▸ **SHORT PROBLEM**: All of the lines below are to be printed again exactly; images are excluded from the output.
------------------------
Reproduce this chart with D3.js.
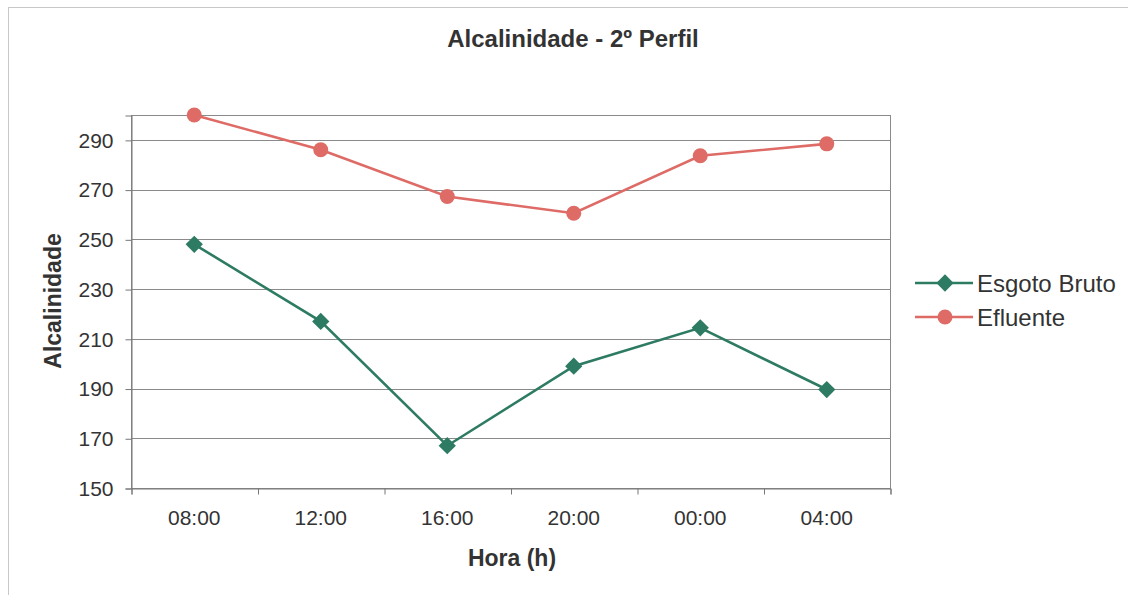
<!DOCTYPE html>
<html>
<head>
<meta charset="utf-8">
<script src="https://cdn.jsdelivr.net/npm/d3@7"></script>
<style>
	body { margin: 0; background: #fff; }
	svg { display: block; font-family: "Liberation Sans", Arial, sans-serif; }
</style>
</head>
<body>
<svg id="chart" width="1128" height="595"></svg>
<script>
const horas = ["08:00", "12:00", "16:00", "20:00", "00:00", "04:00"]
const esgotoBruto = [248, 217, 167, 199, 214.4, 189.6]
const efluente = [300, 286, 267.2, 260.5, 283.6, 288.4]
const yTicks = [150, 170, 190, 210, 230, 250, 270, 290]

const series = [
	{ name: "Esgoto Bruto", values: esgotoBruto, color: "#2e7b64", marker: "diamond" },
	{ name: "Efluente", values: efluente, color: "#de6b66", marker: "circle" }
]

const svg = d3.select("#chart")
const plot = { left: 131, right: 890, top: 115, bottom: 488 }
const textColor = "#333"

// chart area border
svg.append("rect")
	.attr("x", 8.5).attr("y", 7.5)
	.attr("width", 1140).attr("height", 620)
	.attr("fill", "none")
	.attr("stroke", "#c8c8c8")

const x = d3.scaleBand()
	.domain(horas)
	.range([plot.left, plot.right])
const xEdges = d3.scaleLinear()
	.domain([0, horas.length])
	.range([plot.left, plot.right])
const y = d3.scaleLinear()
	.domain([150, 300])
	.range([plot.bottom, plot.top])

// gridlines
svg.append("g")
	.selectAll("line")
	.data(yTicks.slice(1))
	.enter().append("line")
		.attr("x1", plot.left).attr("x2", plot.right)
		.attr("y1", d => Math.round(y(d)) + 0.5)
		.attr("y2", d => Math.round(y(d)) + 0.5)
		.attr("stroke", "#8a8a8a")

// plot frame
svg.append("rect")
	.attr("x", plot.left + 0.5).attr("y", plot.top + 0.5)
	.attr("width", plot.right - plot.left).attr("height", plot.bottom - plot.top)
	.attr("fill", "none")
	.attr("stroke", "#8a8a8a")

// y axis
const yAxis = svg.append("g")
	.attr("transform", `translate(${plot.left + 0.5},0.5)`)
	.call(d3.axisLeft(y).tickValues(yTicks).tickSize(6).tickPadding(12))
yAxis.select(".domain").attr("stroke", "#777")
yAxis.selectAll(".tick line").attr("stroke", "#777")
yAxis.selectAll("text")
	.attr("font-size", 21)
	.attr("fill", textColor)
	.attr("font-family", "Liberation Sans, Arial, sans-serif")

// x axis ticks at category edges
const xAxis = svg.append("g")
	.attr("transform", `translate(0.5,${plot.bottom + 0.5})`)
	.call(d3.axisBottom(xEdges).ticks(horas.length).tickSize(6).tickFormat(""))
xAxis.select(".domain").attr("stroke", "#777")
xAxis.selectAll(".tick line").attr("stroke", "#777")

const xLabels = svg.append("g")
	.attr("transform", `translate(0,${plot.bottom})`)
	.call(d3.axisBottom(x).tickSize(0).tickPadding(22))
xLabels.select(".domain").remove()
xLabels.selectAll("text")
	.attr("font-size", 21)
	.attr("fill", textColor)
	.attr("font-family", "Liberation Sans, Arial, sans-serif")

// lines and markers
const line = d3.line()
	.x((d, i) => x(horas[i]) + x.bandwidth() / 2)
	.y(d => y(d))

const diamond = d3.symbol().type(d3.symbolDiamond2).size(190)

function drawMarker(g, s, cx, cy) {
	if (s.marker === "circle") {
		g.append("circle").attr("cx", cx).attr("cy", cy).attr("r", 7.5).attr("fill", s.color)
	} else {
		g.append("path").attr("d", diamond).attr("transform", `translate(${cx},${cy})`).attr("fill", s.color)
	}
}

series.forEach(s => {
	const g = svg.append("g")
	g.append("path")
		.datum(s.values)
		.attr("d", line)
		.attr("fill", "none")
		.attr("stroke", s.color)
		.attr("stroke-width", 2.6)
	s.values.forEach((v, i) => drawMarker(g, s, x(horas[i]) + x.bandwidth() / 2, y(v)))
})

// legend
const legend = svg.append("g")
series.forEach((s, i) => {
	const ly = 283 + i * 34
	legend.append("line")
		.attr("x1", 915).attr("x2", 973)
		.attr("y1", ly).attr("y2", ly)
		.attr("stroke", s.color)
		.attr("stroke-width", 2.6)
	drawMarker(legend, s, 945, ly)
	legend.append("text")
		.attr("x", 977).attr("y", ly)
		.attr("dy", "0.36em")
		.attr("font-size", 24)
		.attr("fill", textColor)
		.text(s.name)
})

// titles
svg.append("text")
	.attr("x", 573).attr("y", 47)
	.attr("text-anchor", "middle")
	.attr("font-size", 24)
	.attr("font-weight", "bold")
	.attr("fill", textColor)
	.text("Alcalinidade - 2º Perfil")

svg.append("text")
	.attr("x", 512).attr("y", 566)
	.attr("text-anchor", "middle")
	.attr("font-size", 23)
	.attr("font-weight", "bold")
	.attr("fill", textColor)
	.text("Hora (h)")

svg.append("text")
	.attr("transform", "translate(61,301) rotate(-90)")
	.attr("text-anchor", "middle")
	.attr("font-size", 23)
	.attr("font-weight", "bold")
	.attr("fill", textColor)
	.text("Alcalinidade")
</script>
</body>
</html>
------------------------
▸ **REPLY**:
Reproduce this chart with D3.js.
<!DOCTYPE html>
<html>
<head>
<meta charset="utf-8">
<script src="https://cdn.jsdelivr.net/npm/d3@7"></script>
<style>
	body { margin: 0; background: #fff; }
	svg { display: block; font-family: "Liberation Sans", Arial, sans-serif; }
</style>
</head>
<body>
<svg id="chart" width="1128" height="595"></svg>
<script>
const horas = ["08:00", "12:00", "16:00", "20:00", "00:00", "04:00"]
const esgotoBruto = [248, 217, 167, 199, 214.4, 189.6]
const efluente = [300, 286, 267.2, 260.5, 283.6, 288.4]
const yTicks = [150, 170, 190, 210, 230, 250, 270, 290]

const series = [
	{ name: "Esgoto Bruto", values: esgotoBruto, color: "#2e7b64", marker: "diamond" },
	{ name: "Efluente", values: efluente, color: "#de6b66", marker: "circle" }
]

const svg = d3.select("#chart")
const plot = { left: 131, right: 890, top: 115, bottom: 488 }
const textColor = "#333"

// chart area border
svg.append("rect")
	.attr("x", 8.5).attr("y", 7.5)
	.attr("width", 1140).attr("height", 620)
	.attr("fill", "none")
	.attr("stroke", "#c8c8c8")

const x = d3.scaleBand()
	.domain(horas)
	.range([plot.left, plot.right])
const xEdges = d3.scaleLinear()
	.domain([0, horas.length])
	.range([plot.left, plot.right])
const y = d3.scaleLinear()
	.domain([150, 300])
	.range([plot.bottom, plot.top])

// gridlines
svg.append("g")
	.selectAll("line")
	.data(yTicks.slice(1))
	.enter().append("line")
		.attr("x1", plot.left).attr("x2", plot.right)
		.attr("y1", d => Math.round(y(d)) + 0.5)
		.attr("y2", d => Math.round(y(d)) + 0.5)
		.attr("stroke", "#8a8a8a")

// plot frame
svg.append("rect")
	.attr("x", plot.left + 0.5).attr("y", plot.top + 0.5)
	.attr("width", plot.right - plot.left).attr("height", plot.bottom - plot.top)
	.attr("fill", "none")
	.attr("stroke", "#8a8a8a")

// y axis
const yAxis = svg.append("g")
	.attr("transform", `translate(${plot.left + 0.5},0.5)`)
	.call(d3.axisLeft(y).tickValues(yTicks).tickSize(6).tickPadding(12))
yAxis.select(".domain").attr("stroke", "#777")
yAxis.selectAll(".tick line").attr("stroke", "#777")
yAxis.selectAll("text")
	.attr("font-size", 21)
	.attr("fill", textColor)
	.attr("font-family", "Liberation Sans, Arial, sans-serif")

// x axis ticks at category edges
const xAxis = svg.append("g")
	.attr("transform", `translate(0.5,${plot.bottom + 0.5})`)
	.call(d3.axisBottom(xEdges).ticks(horas.length).tickSize(6).tickFormat(""))
xAxis.select(".domain").attr("stroke", "#777")
xAxis.selectAll(".tick line").attr("stroke", "#777")

const xLabels = svg.append("g")
	.attr("transform", `translate(0,${plot.bottom})`)
	.call(d3.axisBottom(x).tickSize(0).tickPadding(22))
xLabels.select(".domain").remove()
xLabels.selectAll("text")
	.attr("font-size", 21)
	.attr("fill", textColor)
	.attr("font-family", "Liberation Sans, Arial, sans-serif")

// lines and markers
const line = d3.line()
	.x((d, i) => x(horas[i]) + x.bandwidth() / 2)
	.y(d => y(d))

const diamond = d3.symbol().type(d3.symbolDiamond2).size(190)

function drawMarker(g, s, cx, cy) {
	if (s.marker === "circle") {
		g.append("circle").attr("cx", cx).attr("cy", cy).attr("r", 7.5).attr("fill", s.color)
	} else {
		g.append("path").attr("d", diamond).attr("transform", `translate(${cx},${cy})`).attr("fill", s.color)
	}
}

series.forEach(s => {
	const g = svg.append("g")
	g.append("path")
		.datum(s.values)
		.attr("d", line)
		.attr("fill", "none")
		.attr("stroke", s.color)
		.attr("stroke-width", 2.6)
	s.values.forEach((v, i) => drawMarker(g, s, x(horas[i]) + x.bandwidth() / 2, y(v)))
})

// legend
const legend = svg.append("g")
series.forEach((s, i) => {
	const ly = 283 + i * 34
	legend.append("line")
		.attr("x1", 915).attr("x2", 973)
		.attr("y1", ly).attr("y2", ly)
		.attr("stroke", s.color)
		.attr("stroke-width", 2.6)
	drawMarker(legend, s, 945, ly)
	legend.append("text")
		.attr("x", 977).attr("y", ly)
		.attr("dy", "0.36em")
		.attr("font-size", 24)
		.attr("fill", textColor)
		.text(s.name)
})

// titles
svg.append("text")
	.attr("x", 573).attr("y", 47)
	.attr("text-anchor", "middle")
	.attr("font-size", 24)
	.attr("font-weight", "bold")
	.attr("fill", textColor)
	.text("Alcalinidade - 2º Perfil")

svg.append("text")
	.attr("x", 512).attr("y", 566)
	.attr("text-anchor", "middle")
	.attr("font-size", 23)
	.attr("font-weight", "bold")
	.attr("fill", textColor)
	.text("Hora (h)")

svg.append("text")
	.attr("transform", "translate(61,301) rotate(-90)")
	.attr("text-anchor", "middle")
	.attr("font-size", 23)
	.attr("font-weight", "bold")
	.attr("fill", textColor)
	.text("Alcalinidade")
</script>
</body>
</html>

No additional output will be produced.